A short synopsis and no spoilers: Julia Win, a young lawyer from upscale New York, starts looking for her father, Tim Win, of Burmese origin, a prominent lawyer himself, who disappeared without a trace four years before. A working appointment missed, the trail of his last steps going cold and colder. Now frozen. He is never seen again. His wife and children, including Julia, gradually resign themselves to his disappearance, not without some inner battles. The feeling of abandonment mixed with bitterness never leaves Julia. One day, she finds a very old letter written in the 1940s by his father to a certain Mi Mi in Burma. An address in Kalaw is all she needs to follow her instinct and hop on to a plane in search of her father. Will that old letter, folded and refolded several times, be the key to her father's disappearance? Once in Kalaw, she is approached by a gentle but strange man, U Ba, who seems to know her although they have never met before. He also drops hints that he knows of Tim Win's whereabouts. Surprised and confused, Julia starts listening to the unfolding of an incredible story. Is U Ba really talking about HER father, covering the first twenty years of his Burmese life that nobody, not even his American wife, ever learned about? What was going on here? But she did not travel so far for nothing and U Ba's words lead to a touching, moving journey that will change Julia forever.

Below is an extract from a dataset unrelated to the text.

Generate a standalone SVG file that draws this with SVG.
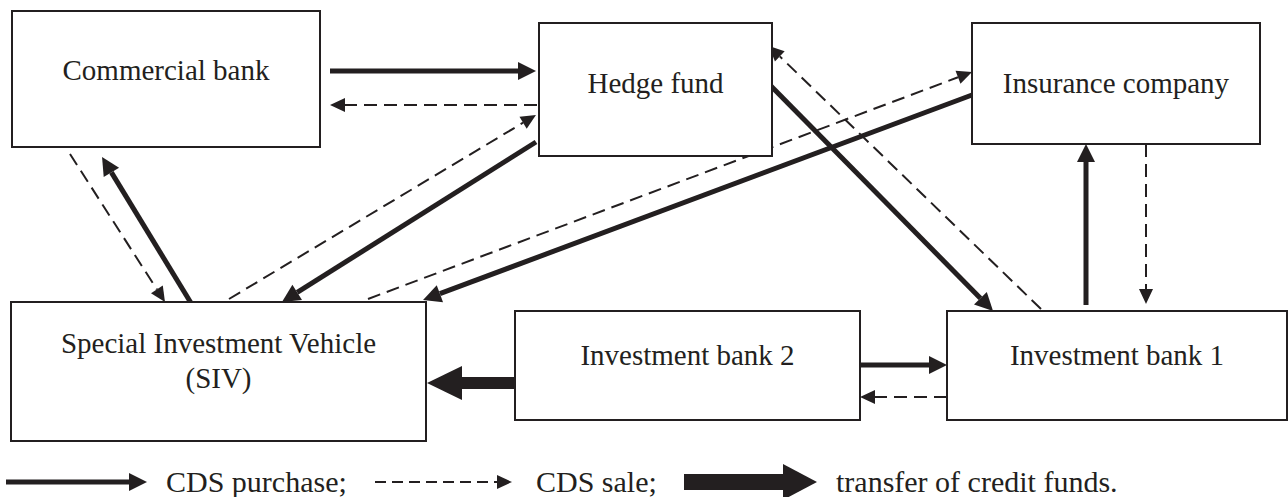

Like I stated above, I do not intend to spoil the story with too many details. Suffice it to say that it spans from the 1950s up to nowadays and it will take you from upscale New York City to Kalaw, an impoverished location in Burma. The narrative flows beautifully, poetically. There may be several romantic clichés but they fit in perfectly, without blemishing or rendering the narrative banal or overly-sentimental. What is also interesting, is the accurate, vivid description of this remote place, Kalaw, its colours, sounds, scents. Most locals impregnated with superstitious beliefs which could definitely change someone's life for better or worse. A touch of magic realism (just a touch) reminiscent of Garcia Marquez's novels, fits in charmingly. Definitely 5 (or more!) Amazon stars.
The main theme explored is, of course, Love. Not just the filial one between father and daughter. True love between a man and a woman. How it fluoresces, changes and haunts whomever is touched by its wonderful spell. How, because of, and thanks to it, the human being is able to endure anything. Anything at all.